Guest Column | April 22, 2016

Values And Culture

By Hardin Byars, executive coach with HTG Peer Groups

Dear Coach: Our core values are posted all over the office, and we take the time to go over them with every new employee; but, I still see behavior inconsistent with our values. What can I do?

Most of the time people behave the way they are taught to behave. Let me give an example based on a humbling personal experience.

A few years ago I was leading a technology consulting firm and two of our core values were “People” and “Balance.”

My leadership team and I were preparing for an upcoming all-company meeting and discussing who would receive the various awards to be distributed at the event. The highest award we gave – and it was accompanied by a nice check – was to the consultant who had the most billable hours in the quarter.
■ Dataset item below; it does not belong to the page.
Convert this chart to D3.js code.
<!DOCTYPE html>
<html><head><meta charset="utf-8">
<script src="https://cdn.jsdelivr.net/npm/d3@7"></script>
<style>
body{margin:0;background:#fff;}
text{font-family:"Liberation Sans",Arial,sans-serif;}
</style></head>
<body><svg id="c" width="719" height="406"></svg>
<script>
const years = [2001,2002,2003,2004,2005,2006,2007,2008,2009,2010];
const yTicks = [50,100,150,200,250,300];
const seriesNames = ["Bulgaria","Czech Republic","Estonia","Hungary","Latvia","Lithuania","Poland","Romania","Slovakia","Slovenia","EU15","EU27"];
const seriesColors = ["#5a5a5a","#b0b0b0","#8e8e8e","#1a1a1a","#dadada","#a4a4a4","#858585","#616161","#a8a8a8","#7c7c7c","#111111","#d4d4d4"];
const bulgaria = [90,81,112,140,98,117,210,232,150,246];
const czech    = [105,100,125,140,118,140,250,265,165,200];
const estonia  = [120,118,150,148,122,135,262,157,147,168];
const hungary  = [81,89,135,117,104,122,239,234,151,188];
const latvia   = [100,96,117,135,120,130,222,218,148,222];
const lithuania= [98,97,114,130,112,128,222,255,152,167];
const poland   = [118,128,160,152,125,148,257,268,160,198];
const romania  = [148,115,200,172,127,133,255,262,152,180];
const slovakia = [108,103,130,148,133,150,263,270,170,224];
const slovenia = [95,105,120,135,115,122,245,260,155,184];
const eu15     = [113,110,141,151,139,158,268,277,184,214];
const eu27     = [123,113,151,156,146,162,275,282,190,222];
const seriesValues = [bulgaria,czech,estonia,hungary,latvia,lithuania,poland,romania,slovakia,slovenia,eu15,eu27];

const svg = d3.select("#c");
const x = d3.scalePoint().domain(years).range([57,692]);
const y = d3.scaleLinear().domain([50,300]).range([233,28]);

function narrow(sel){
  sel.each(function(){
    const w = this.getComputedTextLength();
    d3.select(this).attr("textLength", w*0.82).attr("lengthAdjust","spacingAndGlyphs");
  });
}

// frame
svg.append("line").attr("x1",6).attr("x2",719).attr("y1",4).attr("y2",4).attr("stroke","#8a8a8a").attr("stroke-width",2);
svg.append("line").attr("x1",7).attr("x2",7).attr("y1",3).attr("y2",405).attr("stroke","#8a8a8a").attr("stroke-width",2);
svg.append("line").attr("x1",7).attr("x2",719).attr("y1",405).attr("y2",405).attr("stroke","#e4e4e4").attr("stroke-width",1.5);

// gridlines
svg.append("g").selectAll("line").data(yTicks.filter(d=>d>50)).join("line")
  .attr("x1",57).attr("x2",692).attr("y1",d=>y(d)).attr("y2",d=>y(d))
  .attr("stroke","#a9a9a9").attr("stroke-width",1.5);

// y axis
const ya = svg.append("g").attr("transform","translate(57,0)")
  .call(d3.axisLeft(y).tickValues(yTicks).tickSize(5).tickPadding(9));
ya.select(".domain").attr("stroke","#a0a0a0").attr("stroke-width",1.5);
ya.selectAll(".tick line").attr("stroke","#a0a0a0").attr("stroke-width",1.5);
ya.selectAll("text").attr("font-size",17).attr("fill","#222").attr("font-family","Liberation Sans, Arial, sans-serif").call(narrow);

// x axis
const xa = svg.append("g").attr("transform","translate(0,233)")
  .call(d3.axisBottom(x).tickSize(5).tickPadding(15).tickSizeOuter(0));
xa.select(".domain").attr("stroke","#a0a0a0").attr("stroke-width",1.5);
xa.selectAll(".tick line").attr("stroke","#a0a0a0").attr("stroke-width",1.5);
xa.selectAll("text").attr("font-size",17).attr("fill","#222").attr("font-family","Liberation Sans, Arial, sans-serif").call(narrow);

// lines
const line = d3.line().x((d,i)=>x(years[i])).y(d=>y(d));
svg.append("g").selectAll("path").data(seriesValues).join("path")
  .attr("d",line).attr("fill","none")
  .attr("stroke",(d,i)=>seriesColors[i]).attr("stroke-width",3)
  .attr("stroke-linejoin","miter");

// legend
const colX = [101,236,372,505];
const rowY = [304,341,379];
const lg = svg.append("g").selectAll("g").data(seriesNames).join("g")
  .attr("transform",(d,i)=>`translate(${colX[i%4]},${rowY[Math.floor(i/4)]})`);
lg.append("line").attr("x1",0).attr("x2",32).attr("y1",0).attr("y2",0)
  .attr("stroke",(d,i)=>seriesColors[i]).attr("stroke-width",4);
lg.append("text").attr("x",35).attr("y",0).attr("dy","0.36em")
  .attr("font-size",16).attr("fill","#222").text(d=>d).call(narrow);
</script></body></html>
Suddenly a troubling thought occurred to me: despite what we espoused as our core values, we were actually rewarding behaviors that were inconsistent with some of those values. We were a living example of the old saw: “you cultivate what you celebrate!” The unintended consequence of our well-intentioned award was that the topic of “burn out” was often overheard in discussions around the office.

True enough, core values are the underpinning of a corporate culture. But what is a corporate culture? Well, here is my working definition of corporate culture: the unseen hand that directs the decisions of employees when the boss is not there. Posted core values don’t necessarily equate to the values that undergird our real culture as my uncomfortable experience pointed out.

So, if you don’t like the behaviors you see, take an objective look at what your company “celebrates” before you go in search of any other reasons.